[Extracted records]
★ ★ ★

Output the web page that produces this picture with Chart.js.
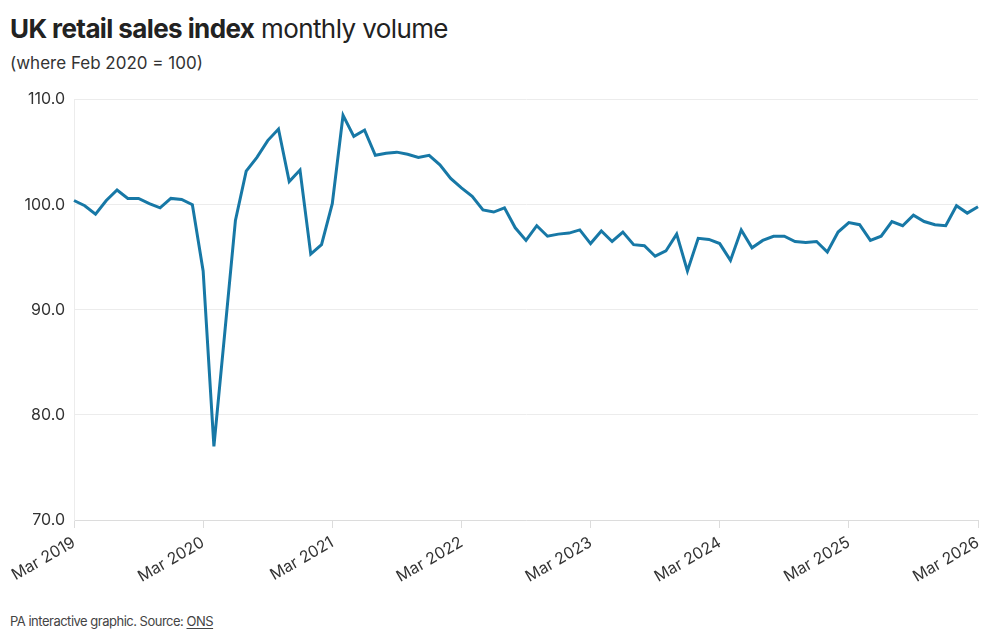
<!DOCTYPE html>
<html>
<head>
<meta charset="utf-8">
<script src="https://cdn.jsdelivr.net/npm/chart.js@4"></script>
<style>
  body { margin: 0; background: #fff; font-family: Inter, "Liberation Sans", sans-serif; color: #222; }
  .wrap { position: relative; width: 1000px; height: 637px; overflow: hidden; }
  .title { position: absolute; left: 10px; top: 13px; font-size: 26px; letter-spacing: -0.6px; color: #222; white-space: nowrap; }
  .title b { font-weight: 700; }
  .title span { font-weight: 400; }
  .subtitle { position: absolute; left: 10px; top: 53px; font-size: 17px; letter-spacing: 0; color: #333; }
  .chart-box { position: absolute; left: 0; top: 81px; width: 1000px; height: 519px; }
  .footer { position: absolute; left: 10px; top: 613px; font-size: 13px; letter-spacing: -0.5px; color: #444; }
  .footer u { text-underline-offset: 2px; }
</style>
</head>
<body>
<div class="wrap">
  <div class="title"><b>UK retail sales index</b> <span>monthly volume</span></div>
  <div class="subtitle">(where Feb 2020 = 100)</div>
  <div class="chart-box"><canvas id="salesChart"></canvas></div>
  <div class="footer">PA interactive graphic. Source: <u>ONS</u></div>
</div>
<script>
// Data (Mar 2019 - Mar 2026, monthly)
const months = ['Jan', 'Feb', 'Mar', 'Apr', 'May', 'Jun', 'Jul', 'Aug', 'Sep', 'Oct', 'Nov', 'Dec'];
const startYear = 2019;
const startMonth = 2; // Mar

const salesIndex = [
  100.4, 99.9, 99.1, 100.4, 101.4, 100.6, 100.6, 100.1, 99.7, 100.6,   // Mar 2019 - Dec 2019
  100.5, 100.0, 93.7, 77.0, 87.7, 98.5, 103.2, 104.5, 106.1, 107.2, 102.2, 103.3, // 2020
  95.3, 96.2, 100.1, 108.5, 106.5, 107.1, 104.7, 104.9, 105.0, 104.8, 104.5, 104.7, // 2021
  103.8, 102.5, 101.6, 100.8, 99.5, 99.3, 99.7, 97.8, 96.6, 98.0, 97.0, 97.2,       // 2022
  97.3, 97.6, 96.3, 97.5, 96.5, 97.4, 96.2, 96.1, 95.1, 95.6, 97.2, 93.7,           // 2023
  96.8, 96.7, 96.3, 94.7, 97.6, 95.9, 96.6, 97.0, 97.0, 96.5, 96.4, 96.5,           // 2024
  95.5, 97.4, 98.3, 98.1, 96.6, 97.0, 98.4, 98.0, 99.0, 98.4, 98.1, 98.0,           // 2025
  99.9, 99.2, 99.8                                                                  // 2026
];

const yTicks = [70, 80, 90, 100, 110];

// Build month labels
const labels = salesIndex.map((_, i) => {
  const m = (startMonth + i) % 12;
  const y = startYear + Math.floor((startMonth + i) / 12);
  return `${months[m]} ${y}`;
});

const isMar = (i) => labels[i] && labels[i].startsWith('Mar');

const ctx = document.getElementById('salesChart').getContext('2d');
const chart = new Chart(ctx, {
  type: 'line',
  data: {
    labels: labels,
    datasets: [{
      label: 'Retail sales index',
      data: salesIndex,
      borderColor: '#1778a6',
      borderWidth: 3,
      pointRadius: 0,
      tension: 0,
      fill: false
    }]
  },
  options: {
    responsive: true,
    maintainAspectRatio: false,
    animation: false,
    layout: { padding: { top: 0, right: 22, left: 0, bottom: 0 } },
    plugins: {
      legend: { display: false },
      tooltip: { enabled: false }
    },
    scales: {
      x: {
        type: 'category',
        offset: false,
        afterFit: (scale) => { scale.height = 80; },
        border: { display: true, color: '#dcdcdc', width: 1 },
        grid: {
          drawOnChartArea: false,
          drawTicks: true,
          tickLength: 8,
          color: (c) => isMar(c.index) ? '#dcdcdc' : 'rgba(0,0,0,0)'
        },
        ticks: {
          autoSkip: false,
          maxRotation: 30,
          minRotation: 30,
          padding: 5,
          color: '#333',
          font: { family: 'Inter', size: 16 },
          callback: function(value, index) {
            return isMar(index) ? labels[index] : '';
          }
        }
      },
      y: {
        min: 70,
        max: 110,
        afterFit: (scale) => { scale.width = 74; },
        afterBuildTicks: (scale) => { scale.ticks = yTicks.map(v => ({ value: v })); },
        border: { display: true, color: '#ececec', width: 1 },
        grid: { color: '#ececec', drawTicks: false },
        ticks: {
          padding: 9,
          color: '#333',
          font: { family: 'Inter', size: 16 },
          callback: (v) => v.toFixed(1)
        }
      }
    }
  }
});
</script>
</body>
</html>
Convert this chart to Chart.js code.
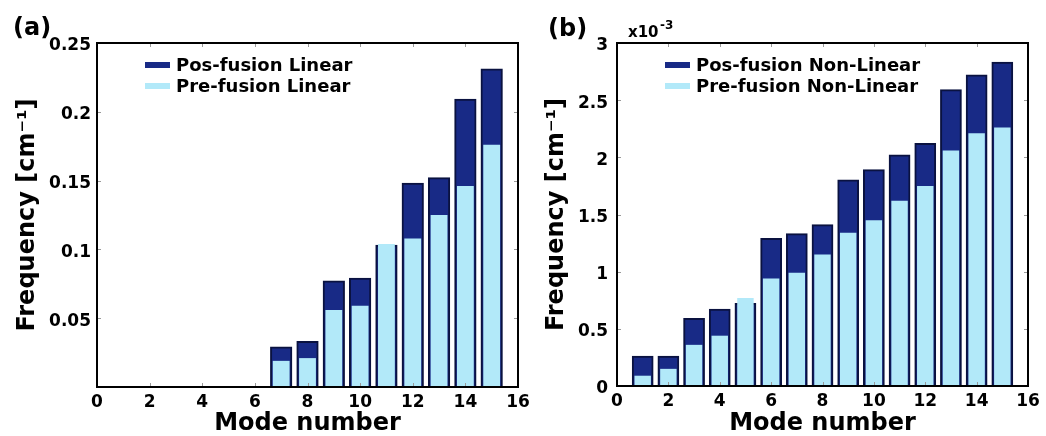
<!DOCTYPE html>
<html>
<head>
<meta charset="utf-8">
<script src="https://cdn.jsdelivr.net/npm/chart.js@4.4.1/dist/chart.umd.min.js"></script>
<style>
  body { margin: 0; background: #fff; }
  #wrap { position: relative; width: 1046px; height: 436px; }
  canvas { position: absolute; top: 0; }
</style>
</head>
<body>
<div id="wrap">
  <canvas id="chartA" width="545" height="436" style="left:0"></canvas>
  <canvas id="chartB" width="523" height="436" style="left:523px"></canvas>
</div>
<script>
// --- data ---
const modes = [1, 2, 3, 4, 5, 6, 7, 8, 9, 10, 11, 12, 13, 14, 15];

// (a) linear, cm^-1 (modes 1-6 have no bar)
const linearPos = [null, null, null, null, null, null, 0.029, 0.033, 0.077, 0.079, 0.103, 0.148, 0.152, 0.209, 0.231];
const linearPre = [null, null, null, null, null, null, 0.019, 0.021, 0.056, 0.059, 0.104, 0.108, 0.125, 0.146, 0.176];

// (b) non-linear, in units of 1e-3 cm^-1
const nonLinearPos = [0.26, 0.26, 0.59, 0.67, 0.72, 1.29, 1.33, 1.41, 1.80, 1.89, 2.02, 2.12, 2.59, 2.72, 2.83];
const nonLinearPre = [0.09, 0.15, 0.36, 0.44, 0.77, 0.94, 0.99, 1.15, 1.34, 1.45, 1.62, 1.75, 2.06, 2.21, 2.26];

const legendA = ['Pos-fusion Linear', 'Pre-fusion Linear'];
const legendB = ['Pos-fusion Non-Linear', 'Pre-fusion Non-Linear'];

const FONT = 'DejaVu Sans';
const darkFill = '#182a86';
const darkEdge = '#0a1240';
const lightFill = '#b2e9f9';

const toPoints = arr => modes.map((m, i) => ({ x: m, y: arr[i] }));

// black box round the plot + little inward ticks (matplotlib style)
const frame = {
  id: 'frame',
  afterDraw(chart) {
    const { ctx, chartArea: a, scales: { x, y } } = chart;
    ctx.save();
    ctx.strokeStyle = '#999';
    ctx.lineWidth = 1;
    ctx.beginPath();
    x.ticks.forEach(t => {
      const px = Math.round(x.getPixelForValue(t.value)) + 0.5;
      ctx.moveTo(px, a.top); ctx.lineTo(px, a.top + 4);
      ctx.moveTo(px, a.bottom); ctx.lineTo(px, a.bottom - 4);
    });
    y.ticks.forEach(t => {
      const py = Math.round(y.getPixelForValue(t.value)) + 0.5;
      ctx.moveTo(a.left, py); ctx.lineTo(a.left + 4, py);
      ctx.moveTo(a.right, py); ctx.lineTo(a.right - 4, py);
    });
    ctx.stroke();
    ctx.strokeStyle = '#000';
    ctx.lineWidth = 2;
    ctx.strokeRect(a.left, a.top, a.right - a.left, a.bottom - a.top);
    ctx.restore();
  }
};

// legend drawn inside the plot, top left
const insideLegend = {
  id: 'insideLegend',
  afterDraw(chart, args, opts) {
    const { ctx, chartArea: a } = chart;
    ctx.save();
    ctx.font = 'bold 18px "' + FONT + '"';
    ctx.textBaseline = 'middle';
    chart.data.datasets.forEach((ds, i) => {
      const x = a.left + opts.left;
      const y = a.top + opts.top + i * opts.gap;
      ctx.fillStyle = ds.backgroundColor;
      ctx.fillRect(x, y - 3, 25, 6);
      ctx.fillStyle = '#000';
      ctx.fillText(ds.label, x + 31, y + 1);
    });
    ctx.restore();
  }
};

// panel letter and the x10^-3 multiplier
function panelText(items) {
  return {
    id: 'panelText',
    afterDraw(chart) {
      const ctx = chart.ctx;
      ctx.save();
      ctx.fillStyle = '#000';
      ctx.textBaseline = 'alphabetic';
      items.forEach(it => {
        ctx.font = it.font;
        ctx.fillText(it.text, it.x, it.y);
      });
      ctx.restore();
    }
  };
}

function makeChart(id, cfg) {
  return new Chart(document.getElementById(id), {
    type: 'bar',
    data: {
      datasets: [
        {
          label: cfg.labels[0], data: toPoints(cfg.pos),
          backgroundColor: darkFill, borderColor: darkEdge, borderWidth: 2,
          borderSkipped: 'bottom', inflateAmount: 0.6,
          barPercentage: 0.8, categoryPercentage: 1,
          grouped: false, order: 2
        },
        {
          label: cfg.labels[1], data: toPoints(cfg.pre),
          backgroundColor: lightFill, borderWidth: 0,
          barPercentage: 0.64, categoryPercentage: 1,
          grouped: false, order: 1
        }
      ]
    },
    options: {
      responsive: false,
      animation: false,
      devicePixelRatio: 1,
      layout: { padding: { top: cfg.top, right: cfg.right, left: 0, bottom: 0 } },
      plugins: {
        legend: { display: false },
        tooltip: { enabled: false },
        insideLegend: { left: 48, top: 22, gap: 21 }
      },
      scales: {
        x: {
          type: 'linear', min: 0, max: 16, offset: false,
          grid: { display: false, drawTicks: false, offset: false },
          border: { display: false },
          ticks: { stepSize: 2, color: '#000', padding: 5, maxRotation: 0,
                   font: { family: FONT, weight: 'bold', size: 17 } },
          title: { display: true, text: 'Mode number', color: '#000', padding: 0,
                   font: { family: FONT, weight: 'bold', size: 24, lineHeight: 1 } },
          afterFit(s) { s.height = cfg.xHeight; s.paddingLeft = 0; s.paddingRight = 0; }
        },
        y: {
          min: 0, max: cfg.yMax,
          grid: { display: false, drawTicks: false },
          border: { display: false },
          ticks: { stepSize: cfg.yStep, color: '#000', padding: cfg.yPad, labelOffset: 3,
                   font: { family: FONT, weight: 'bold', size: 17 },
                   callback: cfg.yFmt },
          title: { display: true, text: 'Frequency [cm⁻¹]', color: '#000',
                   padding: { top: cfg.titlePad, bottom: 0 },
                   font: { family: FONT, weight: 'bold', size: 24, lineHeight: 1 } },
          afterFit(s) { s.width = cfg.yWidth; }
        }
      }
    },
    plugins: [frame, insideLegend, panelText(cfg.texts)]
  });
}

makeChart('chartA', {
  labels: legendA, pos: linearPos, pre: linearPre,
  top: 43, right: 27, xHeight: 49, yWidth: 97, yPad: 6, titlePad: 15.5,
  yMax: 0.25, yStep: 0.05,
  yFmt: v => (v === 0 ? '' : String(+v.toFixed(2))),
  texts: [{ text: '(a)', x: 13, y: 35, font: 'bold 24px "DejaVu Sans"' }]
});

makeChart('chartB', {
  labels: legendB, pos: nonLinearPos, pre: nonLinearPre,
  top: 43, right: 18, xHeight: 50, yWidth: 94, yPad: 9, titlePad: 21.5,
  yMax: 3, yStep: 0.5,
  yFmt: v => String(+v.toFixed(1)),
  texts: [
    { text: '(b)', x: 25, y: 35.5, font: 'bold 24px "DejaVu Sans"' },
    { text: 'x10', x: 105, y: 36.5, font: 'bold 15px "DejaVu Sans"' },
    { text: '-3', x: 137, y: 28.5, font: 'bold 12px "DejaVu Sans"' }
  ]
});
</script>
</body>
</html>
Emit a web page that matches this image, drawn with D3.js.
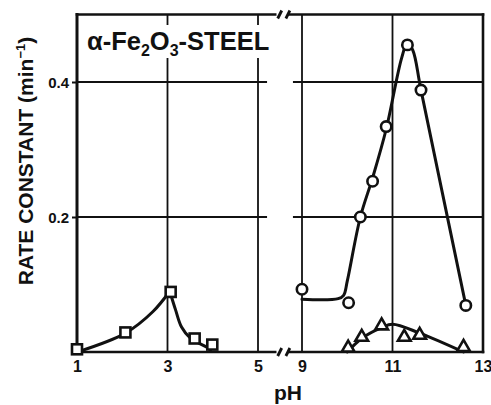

★ ★ ★

§ WHAT IS BEING ASKED
Going through the entries above, report how many lines include the string "drawn". The number alone is the answer.

§ CORRECT RESPONSE
2